Title II is the wrong fit for broadband
Original ArticleMy Discovery Institute colleague George Gilder and I issued the following statement in support of FCC Chairman Ajit Pai’s vision for smart Internet regulation:
Chairman Ajit Pai of the Federal Communications Commission is proposing to return the classification of broadband service from a Title II telecommunications service to a Title I information service, noting that capital expenditures by the the 12 largest Internet service providers declined 5.6% in the first two years under Title II.
Discovery Institute Senior Fellows George Gilder and Hance Haney welcome a restoration of broadband Internet access services to their rightful regulatory classification.
Gilder said:
The FCC blundered in 2015 when it tried to nationalize and neutralize the net as a public utility under Title 2. This move ended the Commission’s highly successful previous policy of treating the Internet as a dynamic new frontier for innovation and growth. The Internet should not be seen as a static resource to be regulated and redistributed in a political sandbox for K street cronies and their clients. Relegating investment and innovation to often trivial software and apps, the FCC jeopardized the transformation of the network for a new era. It turned increasing bandwidth abundance into bandwidth scarcity in the face of a tsunami of new content and services. It threatened to neuter the Internet’s contribution to U.S. economic growth and world leadership. It drove bandwidth companies to invest in Hollywood content and TV rather than build out broadband for the future. It eclipsed the vast opportunities ahead in wireless innovation, mobile healthcare, virtual reality, transportation, and the Internet of Things.
Haney said:
A bipartisan consensus allowed the Internet to flourish in the absence of suffocating government regulation for three decades prior to the FCC’s ill-advised 2015 reclassification decision.
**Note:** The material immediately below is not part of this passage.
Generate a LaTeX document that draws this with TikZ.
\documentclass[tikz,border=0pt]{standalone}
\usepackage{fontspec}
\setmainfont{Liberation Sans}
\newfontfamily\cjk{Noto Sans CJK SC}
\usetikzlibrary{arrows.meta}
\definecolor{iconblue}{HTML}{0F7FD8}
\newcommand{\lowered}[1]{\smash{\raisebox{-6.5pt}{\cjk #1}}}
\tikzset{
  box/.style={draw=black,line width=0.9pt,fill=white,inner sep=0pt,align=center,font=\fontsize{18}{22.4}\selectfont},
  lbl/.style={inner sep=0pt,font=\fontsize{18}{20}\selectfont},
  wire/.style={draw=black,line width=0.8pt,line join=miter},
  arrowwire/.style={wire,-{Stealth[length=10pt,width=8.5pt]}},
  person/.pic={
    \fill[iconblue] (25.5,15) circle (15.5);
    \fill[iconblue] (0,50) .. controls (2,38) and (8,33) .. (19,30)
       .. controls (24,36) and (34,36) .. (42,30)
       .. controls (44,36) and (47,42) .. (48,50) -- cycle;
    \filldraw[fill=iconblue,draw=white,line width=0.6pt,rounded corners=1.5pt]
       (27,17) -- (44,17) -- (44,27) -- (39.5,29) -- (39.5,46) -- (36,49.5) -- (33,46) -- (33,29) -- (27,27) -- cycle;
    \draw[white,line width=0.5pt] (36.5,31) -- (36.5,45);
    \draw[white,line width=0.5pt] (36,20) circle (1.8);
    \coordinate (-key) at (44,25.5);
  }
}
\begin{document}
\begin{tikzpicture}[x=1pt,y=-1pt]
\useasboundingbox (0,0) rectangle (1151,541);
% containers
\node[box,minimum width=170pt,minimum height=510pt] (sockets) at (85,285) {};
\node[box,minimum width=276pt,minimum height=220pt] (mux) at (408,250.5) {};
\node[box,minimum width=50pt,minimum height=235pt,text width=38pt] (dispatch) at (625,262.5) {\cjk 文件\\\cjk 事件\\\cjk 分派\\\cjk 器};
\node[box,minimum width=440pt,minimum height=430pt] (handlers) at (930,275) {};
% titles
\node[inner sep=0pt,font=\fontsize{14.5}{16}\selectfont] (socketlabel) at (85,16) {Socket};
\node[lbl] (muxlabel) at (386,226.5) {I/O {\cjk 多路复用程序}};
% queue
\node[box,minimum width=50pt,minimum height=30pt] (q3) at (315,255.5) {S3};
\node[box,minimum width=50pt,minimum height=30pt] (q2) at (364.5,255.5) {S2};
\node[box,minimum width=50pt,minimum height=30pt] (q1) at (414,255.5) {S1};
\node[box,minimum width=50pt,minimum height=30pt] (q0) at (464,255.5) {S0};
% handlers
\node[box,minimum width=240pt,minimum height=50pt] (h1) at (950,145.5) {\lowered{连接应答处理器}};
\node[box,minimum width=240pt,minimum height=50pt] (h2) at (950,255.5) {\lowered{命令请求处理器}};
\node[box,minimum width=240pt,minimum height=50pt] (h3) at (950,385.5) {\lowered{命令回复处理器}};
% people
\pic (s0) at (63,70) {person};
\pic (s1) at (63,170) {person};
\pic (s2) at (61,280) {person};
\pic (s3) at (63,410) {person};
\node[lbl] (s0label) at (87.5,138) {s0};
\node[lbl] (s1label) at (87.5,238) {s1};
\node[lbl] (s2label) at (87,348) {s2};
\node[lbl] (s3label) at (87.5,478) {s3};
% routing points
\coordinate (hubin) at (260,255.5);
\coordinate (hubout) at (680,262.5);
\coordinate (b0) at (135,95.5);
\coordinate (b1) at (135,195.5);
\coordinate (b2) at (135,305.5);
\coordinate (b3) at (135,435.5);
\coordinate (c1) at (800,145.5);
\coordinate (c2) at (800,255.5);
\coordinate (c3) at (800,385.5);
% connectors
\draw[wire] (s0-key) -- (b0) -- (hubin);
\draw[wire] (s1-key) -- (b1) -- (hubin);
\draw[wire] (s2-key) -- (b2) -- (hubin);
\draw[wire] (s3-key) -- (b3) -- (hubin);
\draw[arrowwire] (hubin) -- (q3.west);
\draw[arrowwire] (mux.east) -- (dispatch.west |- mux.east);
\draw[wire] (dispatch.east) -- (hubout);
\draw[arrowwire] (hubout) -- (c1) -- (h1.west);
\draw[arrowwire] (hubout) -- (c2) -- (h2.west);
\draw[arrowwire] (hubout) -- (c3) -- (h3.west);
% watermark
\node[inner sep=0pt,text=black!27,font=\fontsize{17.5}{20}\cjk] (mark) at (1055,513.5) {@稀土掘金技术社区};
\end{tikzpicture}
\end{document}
That consensus arose from a recognition that innovation in telecom had been unsatisfactory under Title II. The result was the Telecommunications Act of 1996, which created a Title I “information” service classification for hybrid services combining both telecom and computing components. Plain old monopoly telephone services were to remain under Title II. Advanced new services such as Internet access were to be regulated under the more flexible Title I. The 1996 law passed the House 414–6, the Senate 91–6 and was signed by President Bill Clinton. The classification of broadband as a Title II public utility in 2015 was completely contrary to the intent of the law.